▸ What you will do:
The data below should be printed in full, exactly, and without any of its images.

--------

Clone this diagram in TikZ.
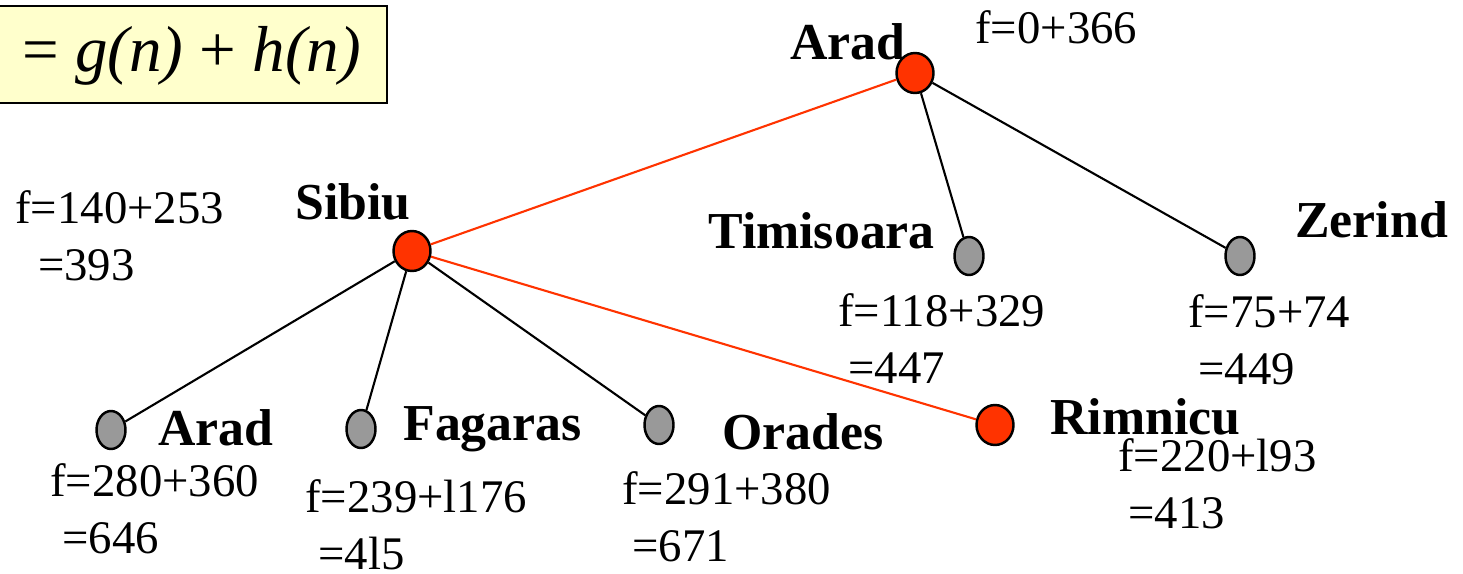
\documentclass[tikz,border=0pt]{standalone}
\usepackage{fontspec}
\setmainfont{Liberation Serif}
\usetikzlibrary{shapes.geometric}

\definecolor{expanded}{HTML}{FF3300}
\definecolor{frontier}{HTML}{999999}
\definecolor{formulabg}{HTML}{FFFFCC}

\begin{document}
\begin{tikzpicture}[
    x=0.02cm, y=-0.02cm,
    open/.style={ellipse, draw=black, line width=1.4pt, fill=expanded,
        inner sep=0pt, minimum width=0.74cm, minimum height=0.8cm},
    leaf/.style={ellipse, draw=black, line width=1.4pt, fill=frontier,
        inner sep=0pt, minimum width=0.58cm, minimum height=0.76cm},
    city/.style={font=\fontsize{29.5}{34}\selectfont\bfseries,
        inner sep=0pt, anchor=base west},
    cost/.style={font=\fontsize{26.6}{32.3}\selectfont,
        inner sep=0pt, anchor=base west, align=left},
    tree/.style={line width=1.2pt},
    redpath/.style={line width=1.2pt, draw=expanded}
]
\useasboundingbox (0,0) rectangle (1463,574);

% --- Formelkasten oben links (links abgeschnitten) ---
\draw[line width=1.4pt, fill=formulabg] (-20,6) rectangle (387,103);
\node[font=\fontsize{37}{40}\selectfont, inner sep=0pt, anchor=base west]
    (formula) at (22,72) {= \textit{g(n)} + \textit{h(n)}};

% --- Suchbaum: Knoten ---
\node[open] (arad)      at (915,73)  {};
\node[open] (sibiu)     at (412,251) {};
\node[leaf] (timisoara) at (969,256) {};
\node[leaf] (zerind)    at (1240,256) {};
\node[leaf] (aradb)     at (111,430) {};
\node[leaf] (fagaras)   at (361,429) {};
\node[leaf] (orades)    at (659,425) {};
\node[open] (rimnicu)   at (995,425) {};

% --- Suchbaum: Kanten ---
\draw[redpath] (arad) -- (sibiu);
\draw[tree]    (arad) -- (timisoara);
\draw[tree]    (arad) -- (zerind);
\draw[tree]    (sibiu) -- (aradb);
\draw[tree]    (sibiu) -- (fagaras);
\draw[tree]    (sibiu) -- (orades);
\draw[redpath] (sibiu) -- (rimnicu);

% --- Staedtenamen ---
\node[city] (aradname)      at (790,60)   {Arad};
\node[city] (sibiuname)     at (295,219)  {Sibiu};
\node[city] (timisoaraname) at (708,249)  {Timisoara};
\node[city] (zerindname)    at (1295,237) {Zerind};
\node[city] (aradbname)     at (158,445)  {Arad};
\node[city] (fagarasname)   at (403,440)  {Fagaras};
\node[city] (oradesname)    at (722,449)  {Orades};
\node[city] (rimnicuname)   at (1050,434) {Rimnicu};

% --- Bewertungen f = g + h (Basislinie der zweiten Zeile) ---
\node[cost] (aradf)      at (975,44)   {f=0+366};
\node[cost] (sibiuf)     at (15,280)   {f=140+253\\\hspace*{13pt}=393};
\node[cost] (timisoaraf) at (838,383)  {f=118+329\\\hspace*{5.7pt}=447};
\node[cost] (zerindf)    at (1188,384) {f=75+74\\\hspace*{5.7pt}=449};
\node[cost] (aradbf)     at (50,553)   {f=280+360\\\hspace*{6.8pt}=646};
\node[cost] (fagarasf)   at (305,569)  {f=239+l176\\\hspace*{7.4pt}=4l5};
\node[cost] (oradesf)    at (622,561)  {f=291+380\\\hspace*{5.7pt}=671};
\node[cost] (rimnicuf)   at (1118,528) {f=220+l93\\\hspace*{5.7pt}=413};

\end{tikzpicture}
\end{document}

--------

▸ Result for this task:
Clone this diagram in TikZ.
\documentclass[tikz,border=0pt]{standalone}
\usepackage{fontspec}
\setmainfont{Liberation Serif}
\usetikzlibrary{shapes.geometric}

\definecolor{expanded}{HTML}{FF3300}
\definecolor{frontier}{HTML}{999999}
\definecolor{formulabg}{HTML}{FFFFCC}

\begin{document}
\begin{tikzpicture}[
    x=0.02cm, y=-0.02cm,
    open/.style={ellipse, draw=black, line width=1.4pt, fill=expanded,
        inner sep=0pt, minimum width=0.74cm, minimum height=0.8cm},
    leaf/.style={ellipse, draw=black, line width=1.4pt, fill=frontier,
        inner sep=0pt, minimum width=0.58cm, minimum height=0.76cm},
    city/.style={font=\fontsize{29.5}{34}\selectfont\bfseries,
        inner sep=0pt, anchor=base west},
    cost/.style={font=\fontsize{26.6}{32.3}\selectfont,
        inner sep=0pt, anchor=base west, align=left},
    tree/.style={line width=1.2pt},
    redpath/.style={line width=1.2pt, draw=expanded}
]
\useasboundingbox (0,0) rectangle (1463,574);

% --- Formelkasten oben links (links abgeschnitten) ---
\draw[line width=1.4pt, fill=formulabg] (-20,6) rectangle (387,103);
\node[font=\fontsize{37}{40}\selectfont, inner sep=0pt, anchor=base west]
    (formula) at (22,72) {= \textit{g(n)} + \textit{h(n)}};

% --- Suchbaum: Knoten ---
\node[open] (arad)      at (915,73)  {};
\node[open] (sibiu)     at (412,251) {};
\node[leaf] (timisoara) at (969,256) {};
\node[leaf] (zerind)    at (1240,256) {};
\node[leaf] (aradb)     at (111,430) {};
\node[leaf] (fagaras)   at (361,429) {};
\node[leaf] (orades)    at (659,425) {};
\node[open] (rimnicu)   at (995,425) {};

% --- Suchbaum: Kanten ---
\draw[redpath] (arad) -- (sibiu);
\draw[tree]    (arad) -- (timisoara);
\draw[tree]    (arad) -- (zerind);
\draw[tree]    (sibiu) -- (aradb);
\draw[tree]    (sibiu) -- (fagaras);
\draw[tree]    (sibiu) -- (orades);
\draw[redpath] (sibiu) -- (rimnicu);

% --- Staedtenamen ---
\node[city] (aradname)      at (790,60)   {Arad};
\node[city] (sibiuname)     at (295,219)  {Sibiu};
\node[city] (timisoaraname) at (708,249)  {Timisoara};
\node[city] (zerindname)    at (1295,237) {Zerind};
\node[city] (aradbname)     at (158,445)  {Arad};
\node[city] (fagarasname)   at (403,440)  {Fagaras};
\node[city] (oradesname)    at (722,449)  {Orades};
\node[city] (rimnicuname)   at (1050,434) {Rimnicu};

% --- Bewertungen f = g + h (Basislinie der zweiten Zeile) ---
\node[cost] (aradf)      at (975,44)   {f=0+366};
\node[cost] (sibiuf)     at (15,280)   {f=140+253\\\hspace*{13pt}=393};
\node[cost] (timisoaraf) at (838,383)  {f=118+329\\\hspace*{5.7pt}=447};
\node[cost] (zerindf)    at (1188,384) {f=75+74\\\hspace*{5.7pt}=449};
\node[cost] (aradbf)     at (50,553)   {f=280+360\\\hspace*{6.8pt}=646};
\node[cost] (fagarasf)   at (305,569)  {f=239+l176\\\hspace*{7.4pt}=4l5};
\node[cost] (oradesf)    at (622,561)  {f=291+380\\\hspace*{5.7pt}=671};
\node[cost] (rimnicuf)   at (1118,528) {f=220+l93\\\hspace*{5.7pt}=413};

\end{tikzpicture}
\end{document}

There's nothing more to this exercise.